Superman never made any money for saving the world from Solomon Grundy

Thursday, March 19, 2015

Foundations

So, while looking for something else completely, I tripped over the striking factoid that Volume 13, Number 42 of the Frederick's of Hollywood catalog (published in 1958) carried images of both Jayne Mansfield and Tina Louise.

Frederick's catalogs are a cherished memory of my adolescence. Mr. Frederick had what I considered then to be an enviable job*: purveyor of preposterous undergarments for women. His catalogs were a treasure trove of titillation: pages and pages of somewhat amateurish drawings of women in lingerie and girdles and bathing suits and other sorts of unmentionables (as well as some outerwear). Each item had a more improbable construction than the last, designed to support, accentuate, amplify, or frame. Had Mr. Frederick been an architect, his buildings would have looked like something out of Dr. Seuss; as an clothing designer, he created pieces that were sexy only in some old-fashioned, naive sense of the word.

I have no idea how I came upon the catalogs; neither my mother nor any of my sisters ever wore any of the Frederick line, as least not to my knowledge. (Although some women must have, since Frederick's is still in business today.) Perhaps Ma just got on some mailing list after ordering something from Fingerhut, but however they made their way to my hands, in a Catholic household of that pre-Internet age, they were worth more than gold to a pubescent boy.

Jayne Mansfield is, of course, an icon of American pop culture. Purportedly possessing an IQ of 163, her career as sex symbol highlighted her less intellectual but no less outstanding attributes. Famous for a string of mostly bad movies as well as for being the subject of a pithy introduction from Jack Paar (written by Dick Cavett), the costar in an awesome photograph with timeless beauty Sophia Loren, the focus of a wonderful throwaway bit between Glenn Ford and young Ron Howard in The Courtship of Eddie's Father, and the hero of one of my favorite comic books, Jayne holds a special place in my heart as an underrated talent.

Tina Louise, is, of course, the embodiment of one of the eternal dichotomies of pop culture: Ginger or Maryann?
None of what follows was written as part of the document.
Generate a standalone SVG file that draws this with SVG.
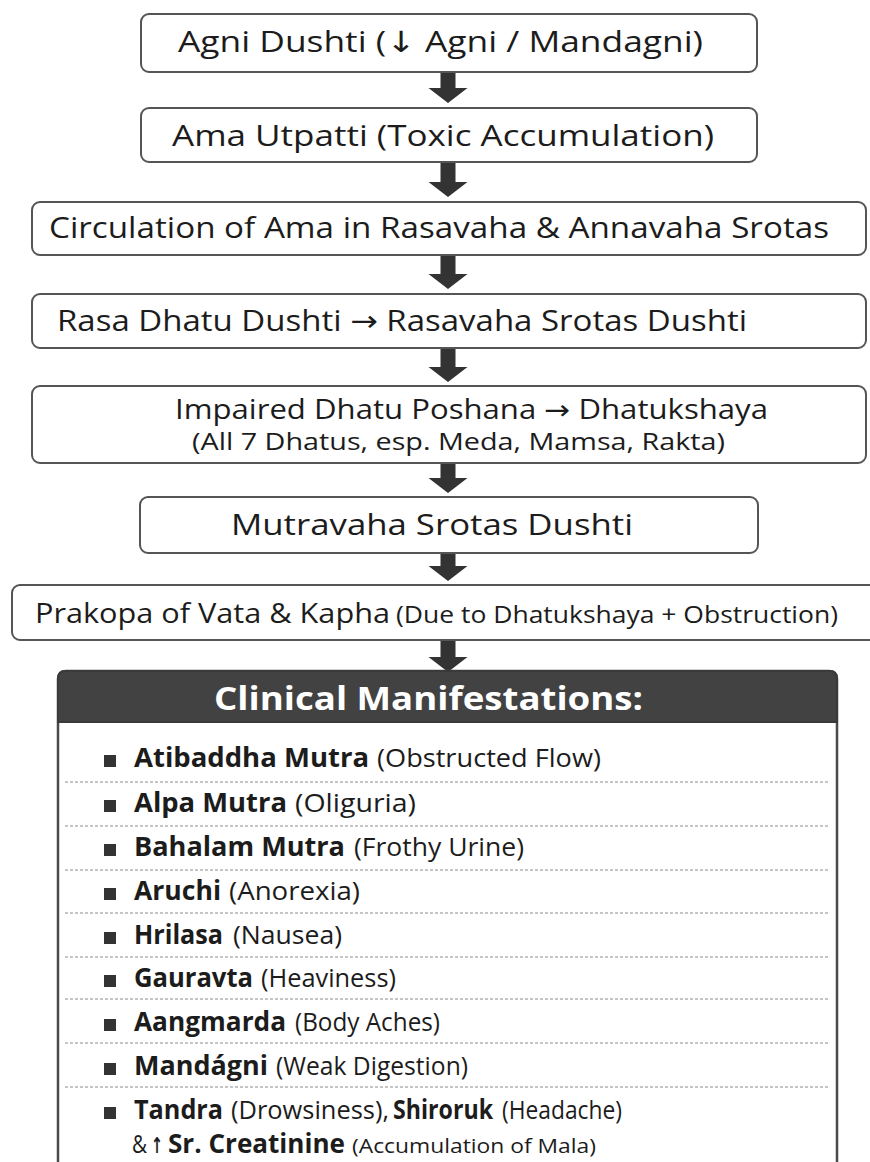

This choice ranks up there with Betty or Veronica? as a pop-pysch litmus test of attraction, and Tina's movie star character on Gilligan's Island had more than enough Hollywood smolder to counterpoint Dawn Wells's Kansas wholesomeness. Like Jayne, Tina's career never created the kind of success that she seemed to want; Gilligan was not the show for her in any sense, and The Stepford Wives was probably the closest she came to critical acclaim. But she always worked, and she was another fixture of my growing up.

That all three of these threads had come together for one fleeting moment, that there existed some ephemera that connected these different strands - this was a thing that needed to be found. The Internet did not fail me this time.


 


I guess some things are better left unfound after all.


*In 1989, I actually applied for a job in public relations at the Bali Bra factory in Charlotte, North Carolina. 
I wasn't hired, and that was the closest I ever came to being Mr. Frederick.